**The request:** Copy exactly, and only, the lines below from the first through the one containing "x = np.arange(len(months))", both included; pictures are omitted.

**Data for this task:**
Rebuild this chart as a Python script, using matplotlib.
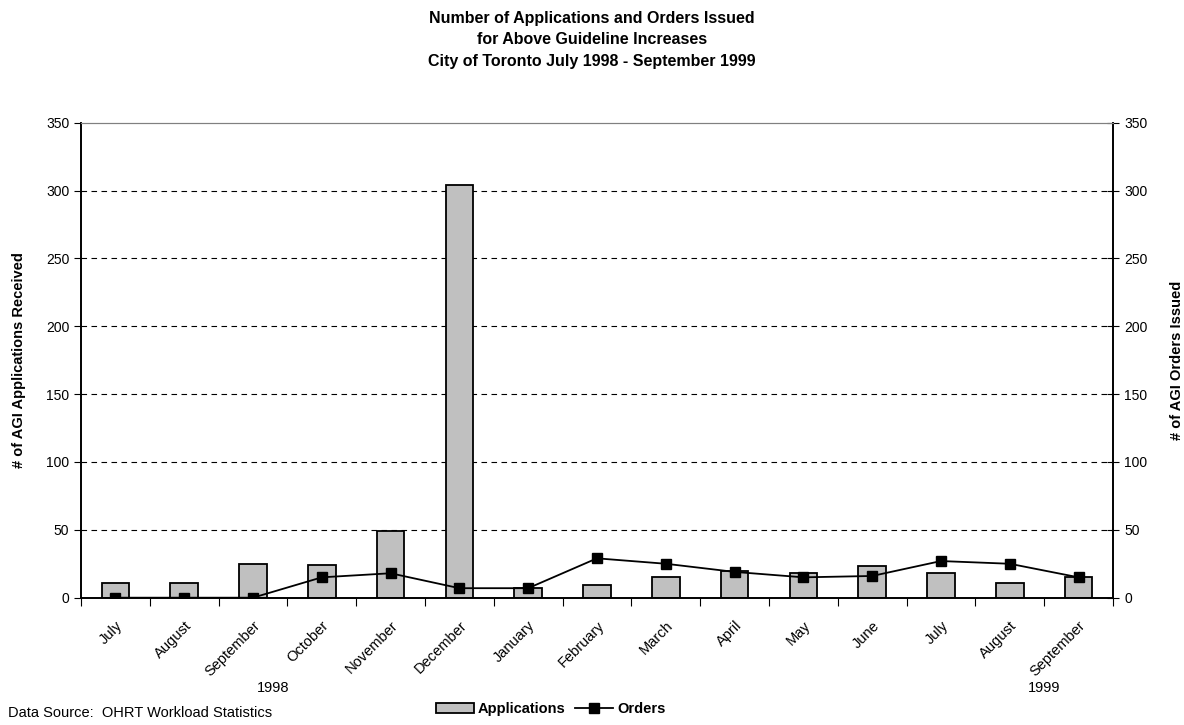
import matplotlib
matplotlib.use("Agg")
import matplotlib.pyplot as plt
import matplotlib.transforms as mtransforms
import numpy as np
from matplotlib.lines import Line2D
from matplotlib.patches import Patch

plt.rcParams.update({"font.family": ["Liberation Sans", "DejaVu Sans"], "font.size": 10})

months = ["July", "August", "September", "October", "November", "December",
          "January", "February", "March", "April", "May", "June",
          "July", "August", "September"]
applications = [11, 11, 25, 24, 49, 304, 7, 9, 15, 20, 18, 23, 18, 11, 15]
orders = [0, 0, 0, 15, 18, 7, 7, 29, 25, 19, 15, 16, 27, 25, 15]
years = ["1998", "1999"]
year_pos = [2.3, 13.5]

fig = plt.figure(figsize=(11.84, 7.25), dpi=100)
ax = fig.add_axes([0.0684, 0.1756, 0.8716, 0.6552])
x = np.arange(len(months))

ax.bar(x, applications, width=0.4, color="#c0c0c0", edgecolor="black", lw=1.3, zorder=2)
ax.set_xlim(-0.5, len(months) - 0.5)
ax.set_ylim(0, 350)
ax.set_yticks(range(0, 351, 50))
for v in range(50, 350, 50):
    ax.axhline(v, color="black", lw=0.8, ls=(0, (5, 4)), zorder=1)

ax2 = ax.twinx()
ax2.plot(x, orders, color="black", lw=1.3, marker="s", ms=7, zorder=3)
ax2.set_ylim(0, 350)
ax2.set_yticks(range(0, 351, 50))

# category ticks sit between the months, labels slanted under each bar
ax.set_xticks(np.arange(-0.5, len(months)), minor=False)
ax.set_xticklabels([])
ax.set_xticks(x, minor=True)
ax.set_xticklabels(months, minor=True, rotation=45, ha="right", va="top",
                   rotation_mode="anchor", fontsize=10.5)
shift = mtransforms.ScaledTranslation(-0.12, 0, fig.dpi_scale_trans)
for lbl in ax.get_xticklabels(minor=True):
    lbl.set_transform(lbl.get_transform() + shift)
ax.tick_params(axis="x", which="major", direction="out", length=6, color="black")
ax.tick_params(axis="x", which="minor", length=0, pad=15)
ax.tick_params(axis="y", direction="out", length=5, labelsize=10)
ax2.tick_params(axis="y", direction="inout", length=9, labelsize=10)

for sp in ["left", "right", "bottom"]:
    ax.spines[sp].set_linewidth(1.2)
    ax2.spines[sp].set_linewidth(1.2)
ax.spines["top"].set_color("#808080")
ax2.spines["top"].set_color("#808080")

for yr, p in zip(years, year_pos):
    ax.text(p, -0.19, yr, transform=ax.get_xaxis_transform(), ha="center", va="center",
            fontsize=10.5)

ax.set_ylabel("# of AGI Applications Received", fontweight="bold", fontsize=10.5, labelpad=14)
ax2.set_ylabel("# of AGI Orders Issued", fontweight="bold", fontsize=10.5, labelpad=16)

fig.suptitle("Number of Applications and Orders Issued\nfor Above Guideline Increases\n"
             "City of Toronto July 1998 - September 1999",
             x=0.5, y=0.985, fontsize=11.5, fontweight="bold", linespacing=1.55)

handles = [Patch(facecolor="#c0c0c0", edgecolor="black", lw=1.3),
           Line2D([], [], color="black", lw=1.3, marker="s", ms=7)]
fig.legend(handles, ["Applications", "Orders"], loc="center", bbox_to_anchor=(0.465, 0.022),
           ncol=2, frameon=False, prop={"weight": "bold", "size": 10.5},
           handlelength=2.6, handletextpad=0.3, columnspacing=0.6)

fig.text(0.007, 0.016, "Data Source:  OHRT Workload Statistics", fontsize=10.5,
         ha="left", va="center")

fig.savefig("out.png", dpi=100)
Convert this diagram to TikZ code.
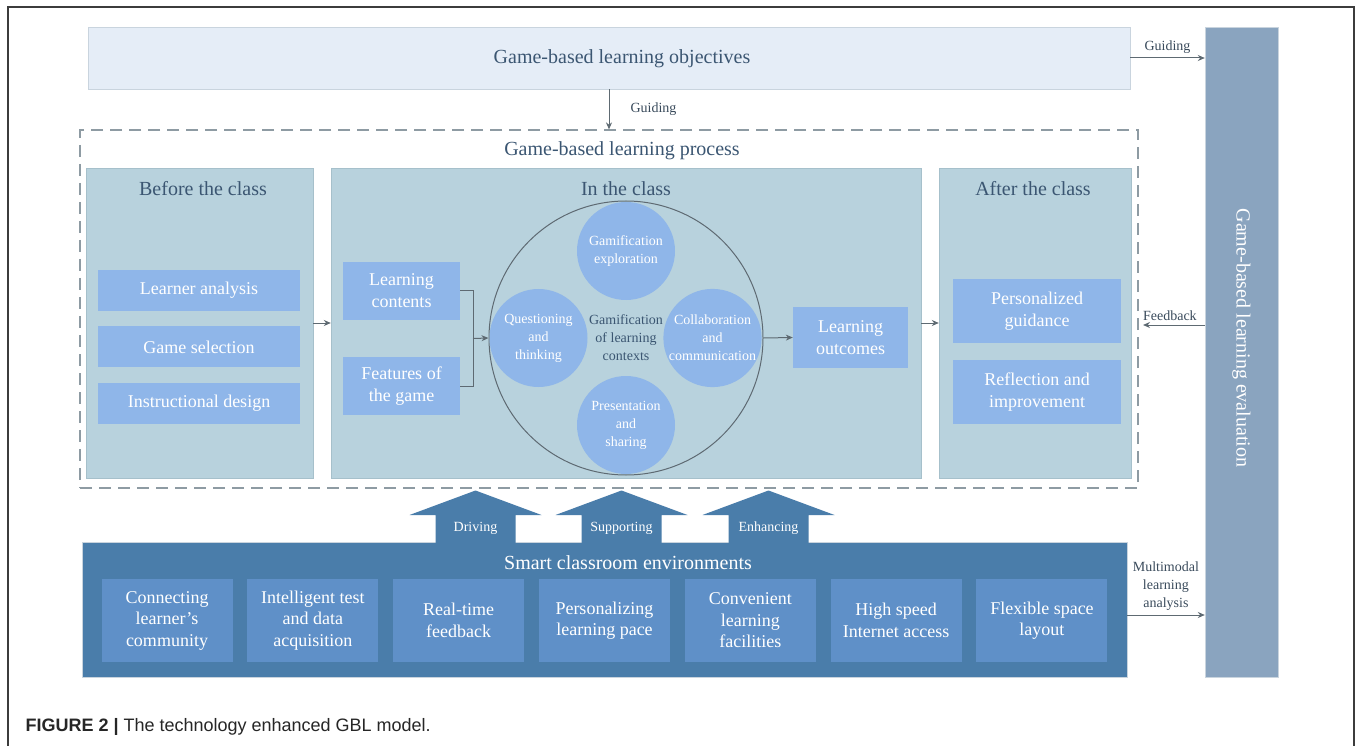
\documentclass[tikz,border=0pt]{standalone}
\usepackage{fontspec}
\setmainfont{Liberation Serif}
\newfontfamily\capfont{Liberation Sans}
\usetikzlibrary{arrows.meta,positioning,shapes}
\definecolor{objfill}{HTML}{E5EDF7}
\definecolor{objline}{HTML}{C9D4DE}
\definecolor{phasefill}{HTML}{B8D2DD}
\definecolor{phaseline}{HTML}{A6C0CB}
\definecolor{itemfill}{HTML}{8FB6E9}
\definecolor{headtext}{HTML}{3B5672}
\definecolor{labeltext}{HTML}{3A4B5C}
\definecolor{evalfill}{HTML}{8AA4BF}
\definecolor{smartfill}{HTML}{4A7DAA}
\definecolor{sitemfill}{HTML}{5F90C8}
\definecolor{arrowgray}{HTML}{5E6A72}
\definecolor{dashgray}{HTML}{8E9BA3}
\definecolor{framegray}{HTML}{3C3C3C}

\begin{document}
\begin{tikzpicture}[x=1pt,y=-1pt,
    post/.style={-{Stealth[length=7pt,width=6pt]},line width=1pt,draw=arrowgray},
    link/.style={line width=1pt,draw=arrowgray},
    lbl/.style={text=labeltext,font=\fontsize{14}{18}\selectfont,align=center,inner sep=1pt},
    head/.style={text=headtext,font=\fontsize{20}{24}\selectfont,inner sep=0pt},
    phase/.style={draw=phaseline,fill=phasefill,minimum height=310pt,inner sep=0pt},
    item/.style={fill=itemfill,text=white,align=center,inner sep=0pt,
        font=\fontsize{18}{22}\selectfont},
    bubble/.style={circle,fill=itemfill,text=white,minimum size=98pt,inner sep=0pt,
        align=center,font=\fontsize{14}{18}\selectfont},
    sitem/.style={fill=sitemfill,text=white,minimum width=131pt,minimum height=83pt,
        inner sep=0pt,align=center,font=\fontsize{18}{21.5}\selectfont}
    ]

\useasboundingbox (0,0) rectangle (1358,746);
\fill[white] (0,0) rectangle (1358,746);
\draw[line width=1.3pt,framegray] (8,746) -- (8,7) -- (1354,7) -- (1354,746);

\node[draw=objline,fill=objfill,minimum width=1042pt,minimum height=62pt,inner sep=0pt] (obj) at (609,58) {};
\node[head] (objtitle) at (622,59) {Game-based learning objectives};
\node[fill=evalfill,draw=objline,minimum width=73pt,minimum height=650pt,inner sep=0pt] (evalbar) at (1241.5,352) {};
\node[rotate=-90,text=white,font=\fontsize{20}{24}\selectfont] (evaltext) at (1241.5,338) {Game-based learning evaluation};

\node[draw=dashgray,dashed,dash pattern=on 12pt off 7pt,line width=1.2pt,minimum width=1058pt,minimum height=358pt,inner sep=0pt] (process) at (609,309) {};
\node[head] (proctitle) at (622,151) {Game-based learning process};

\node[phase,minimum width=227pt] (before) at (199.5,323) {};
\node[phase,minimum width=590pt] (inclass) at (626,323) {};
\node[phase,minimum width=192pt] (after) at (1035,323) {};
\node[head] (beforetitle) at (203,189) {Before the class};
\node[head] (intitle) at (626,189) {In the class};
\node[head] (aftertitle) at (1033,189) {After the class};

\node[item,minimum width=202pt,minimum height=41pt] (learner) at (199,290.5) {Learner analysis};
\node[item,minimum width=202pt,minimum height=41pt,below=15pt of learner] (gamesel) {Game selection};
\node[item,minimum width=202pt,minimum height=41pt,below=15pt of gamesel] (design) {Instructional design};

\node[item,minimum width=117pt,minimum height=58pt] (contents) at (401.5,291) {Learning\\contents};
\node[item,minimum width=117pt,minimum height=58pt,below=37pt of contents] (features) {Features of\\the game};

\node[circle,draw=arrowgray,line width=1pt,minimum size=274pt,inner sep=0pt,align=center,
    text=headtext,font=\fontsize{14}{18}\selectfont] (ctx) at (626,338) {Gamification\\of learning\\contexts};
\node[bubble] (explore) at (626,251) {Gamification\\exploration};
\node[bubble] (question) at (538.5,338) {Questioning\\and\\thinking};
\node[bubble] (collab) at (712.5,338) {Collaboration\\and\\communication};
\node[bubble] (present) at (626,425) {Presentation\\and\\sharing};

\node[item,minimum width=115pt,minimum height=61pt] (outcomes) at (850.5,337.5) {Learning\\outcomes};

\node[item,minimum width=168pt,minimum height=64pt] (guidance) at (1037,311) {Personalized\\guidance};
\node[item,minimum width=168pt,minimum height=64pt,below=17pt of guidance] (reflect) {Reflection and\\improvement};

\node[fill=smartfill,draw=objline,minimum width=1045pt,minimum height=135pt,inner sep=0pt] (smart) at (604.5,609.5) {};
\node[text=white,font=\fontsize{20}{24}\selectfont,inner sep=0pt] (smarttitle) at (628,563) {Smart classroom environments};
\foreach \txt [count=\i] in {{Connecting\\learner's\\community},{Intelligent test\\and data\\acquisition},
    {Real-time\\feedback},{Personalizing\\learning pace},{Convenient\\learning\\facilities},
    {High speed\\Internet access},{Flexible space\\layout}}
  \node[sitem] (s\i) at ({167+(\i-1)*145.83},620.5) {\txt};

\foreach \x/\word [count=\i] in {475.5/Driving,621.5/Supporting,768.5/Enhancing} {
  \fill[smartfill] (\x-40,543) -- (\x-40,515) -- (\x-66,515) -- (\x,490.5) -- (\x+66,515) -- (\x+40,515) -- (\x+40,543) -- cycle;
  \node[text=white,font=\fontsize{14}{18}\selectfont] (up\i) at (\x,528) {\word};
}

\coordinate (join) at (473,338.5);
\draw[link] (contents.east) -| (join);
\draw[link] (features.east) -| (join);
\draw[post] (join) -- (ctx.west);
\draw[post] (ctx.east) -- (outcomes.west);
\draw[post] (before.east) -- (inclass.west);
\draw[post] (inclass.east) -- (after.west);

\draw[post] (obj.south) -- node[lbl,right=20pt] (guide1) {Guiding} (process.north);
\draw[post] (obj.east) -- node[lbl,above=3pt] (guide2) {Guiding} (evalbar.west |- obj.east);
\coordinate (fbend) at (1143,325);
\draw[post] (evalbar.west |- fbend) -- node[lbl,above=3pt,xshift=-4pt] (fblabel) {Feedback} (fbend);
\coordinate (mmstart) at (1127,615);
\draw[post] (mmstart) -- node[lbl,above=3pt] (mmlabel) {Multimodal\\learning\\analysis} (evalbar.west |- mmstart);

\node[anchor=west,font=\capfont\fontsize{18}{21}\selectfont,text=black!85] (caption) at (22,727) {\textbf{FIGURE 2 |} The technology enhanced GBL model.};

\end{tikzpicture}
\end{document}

**Solution for this problem:**
Rebuild this chart as a Python script, using matplotlib.
import matplotlib
matplotlib.use("Agg")
import matplotlib.pyplot as plt
import matplotlib.transforms as mtransforms
import numpy as np
from matplotlib.lines import Line2D
from matplotlib.patches import Patch

plt.rcParams.update({"font.family": ["Liberation Sans", "DejaVu Sans"], "font.size": 10})

months = ["July", "August", "September", "October", "November", "December",
          "January", "February", "March", "April", "May", "June",
          "July", "August", "September"]
applications = [11, 11, 25, 24, 49, 304, 7, 9, 15, 20, 18, 23, 18, 11, 15]
orders = [0, 0, 0, 15, 18, 7, 7, 29, 25, 19, 15, 16, 27, 25, 15]
years = ["1998", "1999"]
year_pos = [2.3, 13.5]

fig = plt.figure(figsize=(11.84, 7.25), dpi=100)
ax = fig.add_axes([0.0684, 0.1756, 0.8716, 0.6552])
x = np.arange(len(months))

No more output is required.